The limitations of the 8-bit NES – the console Haunted ’86 was designed for – add to its creeps. A tight, restrictive color palette locks Haunted ’86 to using extensive black. That means ledges and background objects appear to just peek out, their edges highlighted. It’s mood where so few games of this ilk even try.
Haunted ’86 notes the year of this story. That’s important. It’s a game of nostalgia for that period, with winks at kids fiction like The Goonies and classic monster horror. Halloween night sees zombies roaming through the sewers. Eliminating them means knocking off their head then throwing it, hopefully slamming against other zombies. Crows drop down from the skies, only their eyes highlighted against the nighttime backdrop. There’s a Kraken of sorts too, or maybe it’s just a giant squid; either way, it’s dangerous.
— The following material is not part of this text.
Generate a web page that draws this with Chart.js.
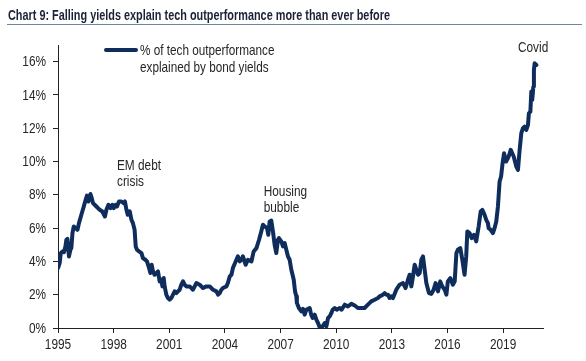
<!DOCTYPE html>
<html>
<head>
<meta charset="utf-8">
<script src="https://cdn.jsdelivr.net/npm/chart.js@4.4.1/dist/chart.umd.min.js"></script>
<style>
  html, body { margin: 0; padding: 0; background: #fff; }
  #wrap { position: relative; width: 586px; height: 361px; overflow: hidden; background: #fff; }
  #chart { position: absolute; left: 0; top: 0; }
  #title { position: absolute; left: 8px; top: 6px; white-space: nowrap;
    font: bold 15px "Liberation Sans", Arial, sans-serif; line-height: 17px;
    color: #1b2236; transform-origin: 0 0; }
  #rule { position: absolute; left: 7px; top: 24px; width: 575px; height: 1px; background: #6d86a3; }
  #legLine { position: absolute; left: 104px; top: 48px; width: 34px; height: 4px; background: #0f2d5c; border-radius: 2px; }
  #legText { position: absolute; left: 140px; top: 42px; white-space: nowrap;
    font: 14.5px "Liberation Sans", Arial, sans-serif; line-height: 17px; color: #262626;
    transform: scaleX(0.81); transform-origin: 0 0; }
</style>
</head>
<body>
<div id="wrap">
  <canvas id="chart" width="586" height="361"></canvas>
  <div id="title">Chart 9: Falling yields explain tech outperformance more than ever before</div>
  <div id="rule"></div>
  <div id="legLine"></div>
  <div id="legText">% of tech outperformance<br>explained by bond yields</div>
</div>
<script>
// ---- data (decimal year, % explained) ----
const years = [
1995.00,1995.09,1995.15,1995.24,1995.32,1995.40,1995.45,1995.51,1995.56,1995.59,1995.67,1995.72,1995.78,1995.85,1995.95,
1996.05,1996.13,1996.26,1996.39,1996.49,1996.56,1996.64,1996.75,1996.82,1996.89,1997.07,1997.25,1997.39,1997.53,1997.61,
1997.72,1997.82,1997.93,1998.00,1998.11,1998.18,1998.29,1998.42,1998.54,1998.61,1998.69,1998.76,1998.87,1998.96,1999.04,
1999.13,1999.19,1999.26,1999.37,1999.50,1999.58,1999.71,1999.80,1999.91,1999.98,2000.05,2000.12,2000.21,2000.30,2000.39,
2000.48,2000.57,2000.63,2000.70,2000.75,2000.84,2000.93,2001.02,2001.11,2001.20,2001.29,2001.38,2001.47,2001.56,2001.65,
2001.74,2001.83,2001.92,2002.10,2002.19,2002.28,2002.46,2002.64,2002.82,2003.00,2003.18,2003.36,2003.54,2003.63,2003.72,
2003.81,2003.89,2004.08,2004.16,2004.26,2004.35,2004.43,2004.62,2004.70,2004.80,2004.89,2004.97,2005.12,2005.24,2005.43,
2005.55,2005.70,2005.84,2005.96,2006.05,2006.14,2006.27,2006.34,2006.41,2006.50,2006.59,2006.68,2006.77,2006.86,2006.91,
2007.04,2007.13,2007.22,2007.31,2007.40,2007.49,2007.58,2007.71,2007.78,2007.85,2007.88,2007.99,2008.12,2008.21,2008.30,
2008.39,2008.48,2008.57,2008.65,2008.73,2008.84,2008.93,2009.02,2009.11,2009.20,2009.29,2009.38,2009.47,2009.56,2009.65,
2009.74,2009.81,2009.92,2010.03,2010.19,2010.29,2010.46,2010.63,2010.82,2011.00,2011.17,2011.36,2011.53,2011.71,2011.89,
2012.07,2012.25,2012.34,2012.52,2012.61,2012.70,2012.79,2012.88,2012.97,2013.06,2013.24,2013.42,2013.60,2013.74,2013.87,
2013.96,2014.05,2014.14,2014.23,2014.32,2014.41,2014.50,2014.59,2014.68,2014.77,2014.86,2015.00,2015.13,2015.25,2015.36,
2015.49,2015.61,2015.72,2015.85,2015.94,2016.02,2016.15,2016.29,2016.39,2016.48,2016.56,2016.69,2016.80,2016.92,2017.01,
2017.07,2017.19,2017.30,2017.43,2017.55,2017.68,2017.79,2017.88,2018.00,2018.09,2018.18,2018.22,2018.33,2018.45,2018.54,
2018.63,2018.72,2018.81,2018.89,2018.97,2019.05,2019.16,2019.30,2019.41,2019.57,2019.71,2019.80,2019.89,2019.98,2020.07,
2020.16,2020.25,2020.34,2020.39,2020.47,2020.52,2020.57,2020.63,2020.66,2020.70,2020.79
];
const values = [
3.6,3.9,4.5,4.6,4.55,4.9,5.3,5.35,4.7,4.3,4.7,4.8,5.7,6.1,6.0,
5.9,6.3,6.8,7.3,7.7,7.95,7.6,8.05,7.8,7.5,7.3,7.1,7.0,6.7,7.1,
7.4,7.2,7.4,7.2,7.4,7.3,7.6,7.6,7.5,7.6,7.1,6.8,7.0,6.5,6.3,
5.9,4.9,4.7,4.6,4.5,4.2,4.1,4.0,3.6,3.3,3.8,3.4,3.2,3.3,3.4,
2.8,2.9,2.5,3.0,2.5,2.0,1.8,1.7,1.8,2.0,2.2,2.1,2.2,2.3,2.6,
2.8,2.6,2.5,2.5,2.4,2.3,2.7,2.6,2.4,2.5,2.5,2.3,2.2,2.0,2.1,
2.3,2.4,2.5,2.7,3.1,3.2,3.6,4.1,4.3,4.0,4.1,4.3,3.8,4.1,4.0,
4.6,4.8,5.3,5.8,6.2,6.1,6.0,5.6,6.4,6.45,5.8,5.0,4.5,5.3,5.4,
5.2,4.9,5.1,4.7,4.3,4.1,3.5,2.9,2.2,1.9,1.5,1.2,1.0,1.15,0.8,
1.1,1.15,1.2,0.8,0.6,0.8,0.5,0.3,0.05,0.0,0.15,0.3,0.1,0.6,0.7,
0.9,1.1,1.2,1.1,1.2,1.1,1.4,1.3,1.45,1.35,1.2,1.2,1.2,1.4,1.6,
1.7,1.8,1.9,2.0,2.1,2.0,2.0,1.8,1.9,1.8,2.3,2.6,2.7,2.4,2.9,
3.2,2.5,3.1,3.8,3.5,3.2,3.3,4.1,4.3,3.5,2.7,2.1,2.05,2.3,2.7,
2.2,2.8,2.5,2.3,2.0,2.8,3.0,2.6,2.8,4.5,4.7,4.8,4.1,3.2,4.3,
5.8,5.7,5.4,5.6,5.2,6.1,7.0,7.1,6.8,6.5,6.3,6.0,5.9,5.7,6.0,
6.4,7.3,8.8,9.1,9.9,10.5,10.0,10.3,10.7,10.3,9.7,9.5,10.7,11.7,12.0,
12.1,11.9,12.2,12.9,13.0,14.2,13.7,14.5,15.5,15.9,15.8
];
const xTickYears = [1995, 1998, 2001, 2004, 2007, 2010, 2013, 2016, 2019];
const yTickValues = [0, 2, 4, 6, 8, 10, 12, 14, 16];
const annotations = [
  { lines: ["EM debt", "crisis"], x: 1998.18, y: 9.74 },
  { lines: ["Housing", "bubble"], x: 2006.09, y: 8.19 },
  { lines: ["Covid"], x: 2019.80, y: 16.8 }
];

const FONT = '"Liberation Sans", Arial, sans-serif';
const NAVY = '#0f2d5c';
const SQUEEZE = 0.8;

function squeezedText(ctx, text, x, y) {
  ctx.save();
  ctx.translate(x, y);
  ctx.scale(SQUEEZE, 1);
  ctx.fillText(text, 0, 0);
  ctx.restore();
}

const textPlugin = {
  id: 'texts',
  afterDraw(chart) {
    const { ctx, scales } = chart;
    ctx.save();
    ctx.font = '14.8px ' + FONT;
    ctx.fillStyle = '#262626';
    // annotations
    ctx.textAlign = 'left';
    ctx.textBaseline = 'middle';
    annotations.forEach(a => {
      const px = scales.x.getPixelForValue(a.x);
      const py = scales.y.getPixelForValue(a.y);
      a.lines.forEach((t, i) => squeezedText(ctx, t, px, py + i * 16.5));
    });
    // y tick labels
    const ys = scales.y;
    ctx.textAlign = 'right';
    ctx.textBaseline = 'middle';
    ys.ticks.forEach(t => {
      squeezedText(ctx, t.value + '%', ys.right - 12, ys.getPixelForValue(t.value) + 0.5);
    });
    // x tick labels
    const xs = scales.x;
    ctx.textAlign = 'center';
    ctx.textBaseline = 'middle';
    xs.ticks.forEach(t => {
      squeezedText(ctx, String(t.value), xs.getPixelForValue(t.value), xs.top + 17);
    });
    ctx.restore();
  }
};

new Chart(document.getElementById('chart'), {
  type: 'line',
  data: {
    datasets: [{
      data: years.map((y, i) => ({ x: y, y: values[i] })),
      borderColor: NAVY,
      borderWidth: 4,
      pointRadius: 0,
      tension: 0,
      borderJoinStyle: 'round',
      borderCapStyle: 'round',
      fill: false
    }]
  },
  options: {
    responsive: false,
    devicePixelRatio: 1,
    animation: false,
    layout: { padding: { left: 0, right: 43, top: 45, bottom: 0 } },
    plugins: { legend: { display: false }, title: { display: false }, tooltip: { enabled: false } },
    scales: {
      x: {
        type: 'linear',
        min: 1995,
        max: 2021.15,
        afterBuildTicks: s => { s.ticks = xTickYears.map(v => ({ value: v })); },
        afterFit: s => { s.height = 33; },
        ticks: { display: false },
        grid: { drawOnChartArea: false, drawTicks: true, tickLength: 5, color: '#222', lineWidth: 1 },
        border: { display: true, color: '#222', width: 1 }
      },
      y: {
        min: 0,
        max: 17,
        afterBuildTicks: s => { s.ticks = yTickValues.map(v => ({ value: v })); },
        afterFit: s => { s.width = 58; },
        ticks: { display: false },
        grid: { drawOnChartArea: false, drawTicks: true, tickLength: 5, color: '#222', lineWidth: 1 },
        border: { display: true, color: '#222', width: 1 }
      }
    }
  },
  plugins: [textPlugin]
});

// fit title to reference width
const t = document.getElementById('title');
const w = t.getBoundingClientRect().width;
t.style.transform = 'scaleX(' + (382 / w).toFixed(3) + ')';
</script>
</body>
</html>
This all happens because of a mystical map, granting two heroes their powers. As a fetch quest, Haunted’86 embraces the imagination and play that kids engage in. General spookiness feels like part of their game, goofing around on Halloween night while pretending to dropkick the frights they caught on a fuzzy over-the-air broadcast of Night of the Living Dead. Haunted ’86 is often awkward and loose. That’s not inappropriate, considering. No kid ever masters the art of zombie punching.
In terms of capturing the childhood vibe of Halloween, Haunted ’86 lacks the charm of say, Costume Quest. There’s less imagination here, impacted by the choice of hardware, but working around those restrictions for something kooky and pleasing.